→ **GOAL OF THE EXERCISE**:
Reproduce the listing below without changes, except that pictures are left out.

→ **DATA SEGMENT**:
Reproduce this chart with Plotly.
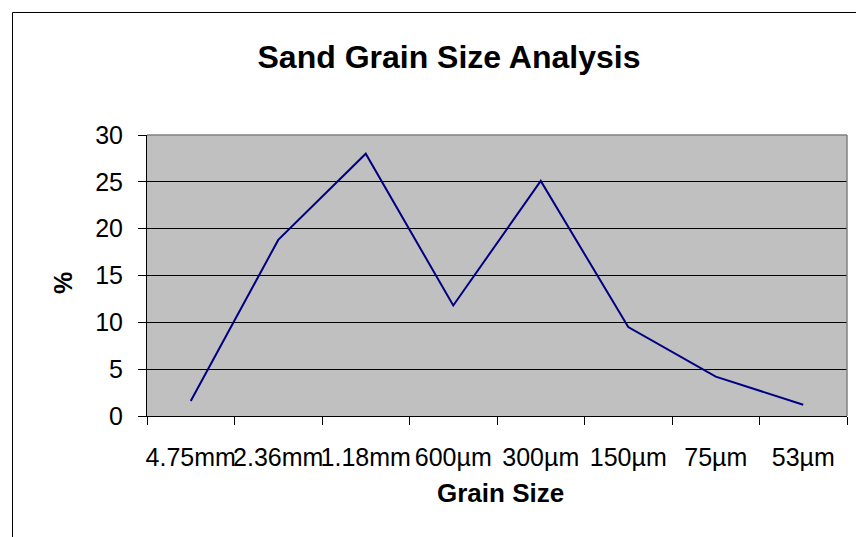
import plotly.graph_objects as go

categories = ["4.75mm", "2.36mm", "1.18mm", "600µm", "300µm", "150µm", "75µm", "53µm"]
percent = [1.6, 18.8, 28.0, 11.8, 25.1, 9.5, 4.2, 1.2]
y_ticks = [0, 5, 10, 15, 20, 25, 30]

W, H = 864, 537
OFF = 8  # page body margin
# plot area in screen pixels
SX0, SX1, SY0, SY1 = 147, 847, 135, 416
L = SX0 - OFF
T = SY0 - OFF
R = W - (SX1 - OFF)
B = H - (SY1 - OFF)
pw, ph = SX1 - SX0, SY1 - SY0

def px(xs):
    return (xs - SX0) / pw

def py(ys):
    return (SY1 - ys) / ph

font = "Liberation Sans, Arial, sans-serif"

fig = go.Figure()
fig.add_trace(go.Scatter(
    x=categories, y=percent, mode="lines",
    line=dict(color="#000080", width=2),
    showlegend=False, hoverinfo="x+y",
))

fig.update_layout(
    width=W, height=H,
    margin=dict(l=L, r=R, t=T, b=B, autoexpand=False),
    paper_bgcolor="white",
    plot_bgcolor="#C0C0C0",
    font=dict(family=font, color="black", size=25),
    title=dict(text="<b>Sand Grain Size Analysis</b>", x=(449 - OFF) / W, xanchor="center",
               y=1 - (57 - OFF) / H, yanchor="middle", font=dict(size=32, family=font, color="black")),
    xaxis=dict(
        type="category", range=[-0.5, 7.5], tickson="boundaries",
        ticks="outside", ticklen=8, tickcolor="black", tickwidth=1,
        showline=True, linecolor="black", linewidth=1,
        showgrid=False, zeroline=False, automargin=False, tickangle=0,
        tickfont=dict(size=25, family=font), ticklabelstandoff=19,
    ),
    yaxis=dict(
        range=[0, 30], tickvals=y_ticks, automargin=False,
        ticks="outside", ticklen=8, tickcolor="black", tickwidth=1,
        showline=True, linecolor="black", linewidth=1,
        showgrid=True, gridcolor="black", gridwidth=1, zeroline=False,
        tickfont=dict(size=25, family=font), ticklabelstandoff=10,
    ),
    shapes=[
        dict(type="line", xref="paper", yref="paper", x0=0, x1=1, y0=1, y1=1,
             line=dict(color="#808080", width=1.5), layer="above"),
        dict(type="line", xref="paper", yref="paper", x0=1, x1=1, y0=0, y1=1,
             line=dict(color="#808080", width=1.5), layer="above"),
        dict(type="rect", xref="paper", yref="paper",
             x0=px(12.5), x1=px(900), y0=py(600), y1=py(12.5),
             line=dict(color="black", width=1), layer="below"),
    ],
    annotations=[
        dict(text="<b>Grain Size</b>", xref="paper", yref="paper", x=px(500), y=py(493),
             showarrow=False, xanchor="center", yanchor="middle",
             font=dict(size=26, family=font, color="black")),
        dict(text="<b>%</b>", xref="paper", yref="paper", x=px(63), y=py(283),
             showarrow=False, xanchor="center", yanchor="middle", textangle=-90,
             font=dict(size=25, family=font, color="black")),
    ],
)

fig.write_html("out.html")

→ **COMPLETE ANSWER**:
Reproduce this chart with Plotly.
import plotly.graph_objects as go

categories = ["4.75mm", "2.36mm", "1.18mm", "600µm", "300µm", "150µm", "75µm", "53µm"]
percent = [1.6, 18.8, 28.0, 11.8, 25.1, 9.5, 4.2, 1.2]
y_ticks = [0, 5, 10, 15, 20, 25, 30]

W, H = 864, 537
OFF = 8  # page body margin
# plot area in screen pixels
SX0, SX1, SY0, SY1 = 147, 847, 135, 416
L = SX0 - OFF
T = SY0 - OFF
R = W - (SX1 - OFF)
B = H - (SY1 - OFF)
pw, ph = SX1 - SX0, SY1 - SY0

def px(xs):
    return (xs - SX0) / pw

def py(ys):
    return (SY1 - ys) / ph

font = "Liberation Sans, Arial, sans-serif"

fig = go.Figure()
fig.add_trace(go.Scatter(
    x=categories, y=percent, mode="lines",
    line=dict(color="#000080", width=2),
    showlegend=False, hoverinfo="x+y",
))

fig.update_layout(
    width=W, height=H,
    margin=dict(l=L, r=R, t=T, b=B, autoexpand=False),
    paper_bgcolor="white",
    plot_bgcolor="#C0C0C0",
    font=dict(family=font, color="black", size=25),
    title=dict(text="<b>Sand Grain Size Analysis</b>", x=(449 - OFF) / W, xanchor="center",
               y=1 - (57 - OFF) / H, yanchor="middle", font=dict(size=32, family=font, color="black")),
    xaxis=dict(
        type="category", range=[-0.5, 7.5], tickson="boundaries",
        ticks="outside", ticklen=8, tickcolor="black", tickwidth=1,
        showline=True, linecolor="black", linewidth=1,
        showgrid=False, zeroline=False, automargin=False, tickangle=0,
        tickfont=dict(size=25, family=font), ticklabelstandoff=19,
    ),
    yaxis=dict(
        range=[0, 30], tickvals=y_ticks, automargin=False,
        ticks="outside", ticklen=8, tickcolor="black", tickwidth=1,
        showline=True, linecolor="black", linewidth=1,
        showgrid=True, gridcolor="black", gridwidth=1, zeroline=False,
        tickfont=dict(size=25, family=font), ticklabelstandoff=10,
    ),
    shapes=[
        dict(type="line", xref="paper", yref="paper", x0=0, x1=1, y0=1, y1=1,
             line=dict(color="#808080", width=1.5), layer="above"),
        dict(type="line", xref="paper", yref="paper", x0=1, x1=1, y0=0, y1=1,
             line=dict(color="#808080", width=1.5), layer="above"),
        dict(type="rect", xref="paper", yref="paper",
             x0=px(12.5), x1=px(900), y0=py(600), y1=py(12.5),
             line=dict(color="black", width=1), layer="below"),
    ],
    annotations=[
        dict(text="<b>Grain Size</b>", xref="paper", yref="paper", x=px(500), y=py(493),
             showarrow=False, xanchor="center", yanchor="middle",
             font=dict(size=26, family=font, color="black")),
        dict(text="<b>%</b>", xref="paper", yref="paper", x=px(63), y=py(283),
             showarrow=False, xanchor="center", yanchor="middle", textangle=-90,
             font=dict(size=25, family=font, color="black")),
    ],
)

fig.write_html("out.html")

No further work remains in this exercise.